* _Aim_
Quote the whole listing exactly. Leave the pictures out of your copy.

┏━━

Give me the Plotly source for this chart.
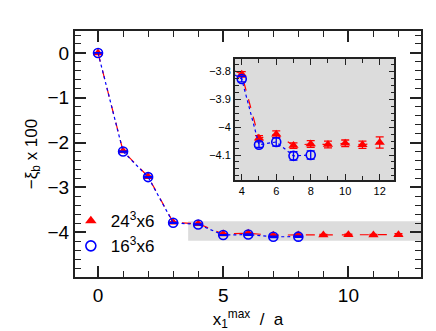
import plotly.graph_objects as go

# data
x24 = [0, 1, 2, 3, 4, 5, 6, 7, 8, 9, 10, 11, 12]
y24 = [0.0, -2.19, -2.76, -3.78, -3.81, -4.04, -4.025, -4.066, -4.06, -4.062, -4.058, -4.063, -4.055]
e24 = [0.005, 0.01, 0.01, 0.01, 0.01, 0.01, 0.012, 0.01, 0.012, 0.012, 0.012, 0.013, 0.02]
x16 = [0, 1, 2, 3, 4, 5, 6, 7, 8]
y16 = [0.0, -2.2, -2.77, -3.79, -3.827, -4.063, -4.053, -4.103, -4.10]
e16 = [0.005, 0.01, 0.01, 0.01, 0.01, 0.01, 0.015, 0.015, 0.015]
name24 = "24<sup>3</sup>x6"
name16 = "16<sup>3</sup>x6"
main_yticks = [0, -1, -2, -3, -4]
inset_x = [3.6, 12.85]
inset_y = [-4.19, -3.755]

RED = "#ff0000"
BLUE = "#0000ff"
FONT = "Liberation Sans"

fig = go.Figure()

def add_series(xa, ya):
    fig.add_trace(go.Scatter(
        x=x24, y=y24, name=name24, mode="lines+markers",
        line=dict(color=RED, width=1.2, dash="dash"),
        marker=dict(symbol="triangle-up", size=9, color=RED),
        error_y=dict(type="data", array=e24, color=RED, thickness=1.3, width=4),
        xaxis=xa, yaxis=ya, showlegend=False))
    fig.add_trace(go.Scatter(
        x=x16, y=y16, name=name16, mode="lines+markers",
        line=dict(color=BLUE, width=1.2, dash="dot"),
        marker=dict(symbol="circle-open", size=9, color=BLUE, line=dict(width=1.6)),
        error_y=dict(type="data", array=e16, color=BLUE, thickness=1.3, width=4),
        xaxis=xa, yaxis=ya, showlegend=False))

add_series("x", "y")
add_series("x2", "y2")

# legend entries (markers only, as in the reference)
fig.add_trace(go.Scatter(x=[None], y=[None], mode="markers", name=name24,
                         marker=dict(symbol="triangle-up", size=10, color=RED), legendrank=1))
fig.add_trace(go.Scatter(x=[None], y=[None], mode="markers", name=name16,
                         marker=dict(symbol="circle-open", size=10, color=BLUE, line=dict(width=1.6)),
                         legendrank=2))

# gray band in main plot marking inset region
fig.add_shape(type="rect", xref="x", yref="y", x0=inset_x[0], x1=13.5,
              y0=inset_y[0], y1=inset_y[1], fillcolor="#dcdcdc", line_width=0, layer="below")
# inset background
fig.add_shape(type="rect", xref="x2 domain", yref="y2 domain", x0=0, x1=1, y0=0, y1=1,
              fillcolor="#dcdcdc", line_width=0, layer="below")

axcol = "#222222"
fig.update_layout(
    width=436, height=331,
    margin=dict(l=67, r=23, t=23, b=62),
    paper_bgcolor="white", plot_bgcolor="rgba(0,0,0,0)",
    font=dict(family=FONT, color="black"),
    showlegend=True,
    legend=dict(x=-0.012, y=0.30, xanchor="left", yanchor="top",
                bgcolor="rgba(0,0,0,0)", font=dict(size=17, family=FONT),
                tracegroupgap=0, itemwidth=30),
    xaxis=dict(range=[-0.92, 12.9], tickvals=[0, 5, 10], ticks="inside", ticklen=11,
               tickwidth=1.5, tickcolor=axcol,
               minor=dict(dtick=1, tick0=0, ticks="inside", ticklen=6, tickwidth=1.2, tickcolor=axcol),
               showline=True, linewidth=2, linecolor=axcol, mirror="ticks",
               showgrid=False, zeroline=False,
               tickfont=dict(size=19, family=FONT),
               title=dict(text="x<sub>1</sub><sup>max</sup>  /  a", font=dict(size=17, family=FONT), standoff=8)),
    yaxis=dict(range=[-5.0, 0.49], tickvals=main_yticks, ticks="inside", ticklen=11,
               tickwidth=1.5, tickcolor=axcol,
               minor=dict(dtick=0.2, tick0=0, ticks="inside", ticklen=6, tickwidth=1.2, tickcolor=axcol),
               showline=True, linewidth=2, linecolor=axcol, mirror="ticks",
               showgrid=False, zeroline=False,
               tickfont=dict(size=19, family=FONT),
               title=dict(text="−ξ<sub>b</sub> x 100", font=dict(size=17, family=FONT), standoff=6)),
    xaxis2=dict(domain=[0.462, 0.923], anchor="y2", range=inset_x, dtick=2, tick0=0,
                ticks="inside", ticklen=6, tickwidth=1.2, tickcolor=axcol,
                minor=dict(dtick=1, tick0=0, ticks="inside", ticklen=4, tickwidth=1, tickcolor=axcol),
                showline=True, linewidth=1.5, linecolor=axcol, mirror="ticks",
                showgrid=False, zeroline=False, tickfont=dict(size=11, family=FONT)),
    yaxis2=dict(domain=[0.394, 0.886], anchor="x2", range=inset_y, dtick=0.1, tick0=0,
                ticks="inside", ticklen=6, tickwidth=1.2, tickcolor=axcol,
                minor=dict(dtick=0.025, tick0=0, ticks="inside", ticklen=4, tickwidth=1, tickcolor=axcol),
                showline=True, linewidth=1.5, linecolor=axcol, mirror="ticks",
                showgrid=False, zeroline=False, tickfont=dict(size=11, family=FONT)),
)

fig.write_html("out.html")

┗━━

* _Full solution_
Give me the Plotly source for this chart.
import plotly.graph_objects as go

# data
x24 = [0, 1, 2, 3, 4, 5, 6, 7, 8, 9, 10, 11, 12]
y24 = [0.0, -2.19, -2.76, -3.78, -3.81, -4.04, -4.025, -4.066, -4.06, -4.062, -4.058, -4.063, -4.055]
e24 = [0.005, 0.01, 0.01, 0.01, 0.01, 0.01, 0.012, 0.01, 0.012, 0.012, 0.012, 0.013, 0.02]
x16 = [0, 1, 2, 3, 4, 5, 6, 7, 8]
y16 = [0.0, -2.2, -2.77, -3.79, -3.827, -4.063, -4.053, -4.103, -4.10]
e16 = [0.005, 0.01, 0.01, 0.01, 0.01, 0.01, 0.015, 0.015, 0.015]
name24 = "24<sup>3</sup>x6"
name16 = "16<sup>3</sup>x6"
main_yticks = [0, -1, -2, -3, -4]
inset_x = [3.6, 12.85]
inset_y = [-4.19, -3.755]

RED = "#ff0000"
BLUE = "#0000ff"
FONT = "Liberation Sans"

fig = go.Figure()

def add_series(xa, ya):
    fig.add_trace(go.Scatter(
        x=x24, y=y24, name=name24, mode="lines+markers",
        line=dict(color=RED, width=1.2, dash="dash"),
        marker=dict(symbol="triangle-up", size=9, color=RED),
        error_y=dict(type="data", array=e24, color=RED, thickness=1.3, width=4),
        xaxis=xa, yaxis=ya, showlegend=False))
    fig.add_trace(go.Scatter(
        x=x16, y=y16, name=name16, mode="lines+markers",
        line=dict(color=BLUE, width=1.2, dash="dot"),
        marker=dict(symbol="circle-open", size=9, color=BLUE, line=dict(width=1.6)),
        error_y=dict(type="data", array=e16, color=BLUE, thickness=1.3, width=4),
        xaxis=xa, yaxis=ya, showlegend=False))

add_series("x", "y")
add_series("x2", "y2")

# legend entries (markers only, as in the reference)
fig.add_trace(go.Scatter(x=[None], y=[None], mode="markers", name=name24,
                         marker=dict(symbol="triangle-up", size=10, color=RED), legendrank=1))
fig.add_trace(go.Scatter(x=[None], y=[None], mode="markers", name=name16,
                         marker=dict(symbol="circle-open", size=10, color=BLUE, line=dict(width=1.6)),
                         legendrank=2))

# gray band in main plot marking inset region
fig.add_shape(type="rect", xref="x", yref="y", x0=inset_x[0], x1=13.5,
              y0=inset_y[0], y1=inset_y[1], fillcolor="#dcdcdc", line_width=0, layer="below")
# inset background
fig.add_shape(type="rect", xref="x2 domain", yref="y2 domain", x0=0, x1=1, y0=0, y1=1,
              fillcolor="#dcdcdc", line_width=0, layer="below")

axcol = "#222222"
fig.update_layout(
    width=436, height=331,
    margin=dict(l=67, r=23, t=23, b=62),
    paper_bgcolor="white", plot_bgcolor="rgba(0,0,0,0)",
    font=dict(family=FONT, color="black"),
    showlegend=True,
    legend=dict(x=-0.012, y=0.30, xanchor="left", yanchor="top",
                bgcolor="rgba(0,0,0,0)", font=dict(size=17, family=FONT),
                tracegroupgap=0, itemwidth=30),
    xaxis=dict(range=[-0.92, 12.9], tickvals=[0, 5, 10], ticks="inside", ticklen=11,
               tickwidth=1.5, tickcolor=axcol,
               minor=dict(dtick=1, tick0=0, ticks="inside", ticklen=6, tickwidth=1.2, tickcolor=axcol),
               showline=True, linewidth=2, linecolor=axcol, mirror="ticks",
               showgrid=False, zeroline=False,
               tickfont=dict(size=19, family=FONT),
               title=dict(text="x<sub>1</sub><sup>max</sup>  /  a", font=dict(size=17, family=FONT), standoff=8)),
    yaxis=dict(range=[-5.0, 0.49], tickvals=main_yticks, ticks="inside", ticklen=11,
               tickwidth=1.5, tickcolor=axcol,
               minor=dict(dtick=0.2, tick0=0, ticks="inside", ticklen=6, tickwidth=1.2, tickcolor=axcol),
               showline=True, linewidth=2, linecolor=axcol, mirror="ticks",
               showgrid=False, zeroline=False,
               tickfont=dict(size=19, family=FONT),
               title=dict(text="−ξ<sub>b</sub> x 100", font=dict(size=17, family=FONT), standoff=6)),
    xaxis2=dict(domain=[0.462, 0.923], anchor="y2", range=inset_x, dtick=2, tick0=0,
                ticks="inside", ticklen=6, tickwidth=1.2, tickcolor=axcol,
                minor=dict(dtick=1, tick0=0, ticks="inside", ticklen=4, tickwidth=1, tickcolor=axcol),
                showline=True, linewidth=1.5, linecolor=axcol, mirror="ticks",
                showgrid=False, zeroline=False, tickfont=dict(size=11, family=FONT)),
    yaxis2=dict(domain=[0.394, 0.886], anchor="x2", range=inset_y, dtick=0.1, tick0=0,
                ticks="inside", ticklen=6, tickwidth=1.2, tickcolor=axcol,
                minor=dict(dtick=0.025, tick0=0, ticks="inside", ticklen=4, tickwidth=1, tickcolor=axcol),
                showline=True, linewidth=1.5, linecolor=axcol, mirror="ticks",
                showgrid=False, zeroline=False, tickfont=dict(size=11, family=FONT)),
)

fig.write_html("out.html")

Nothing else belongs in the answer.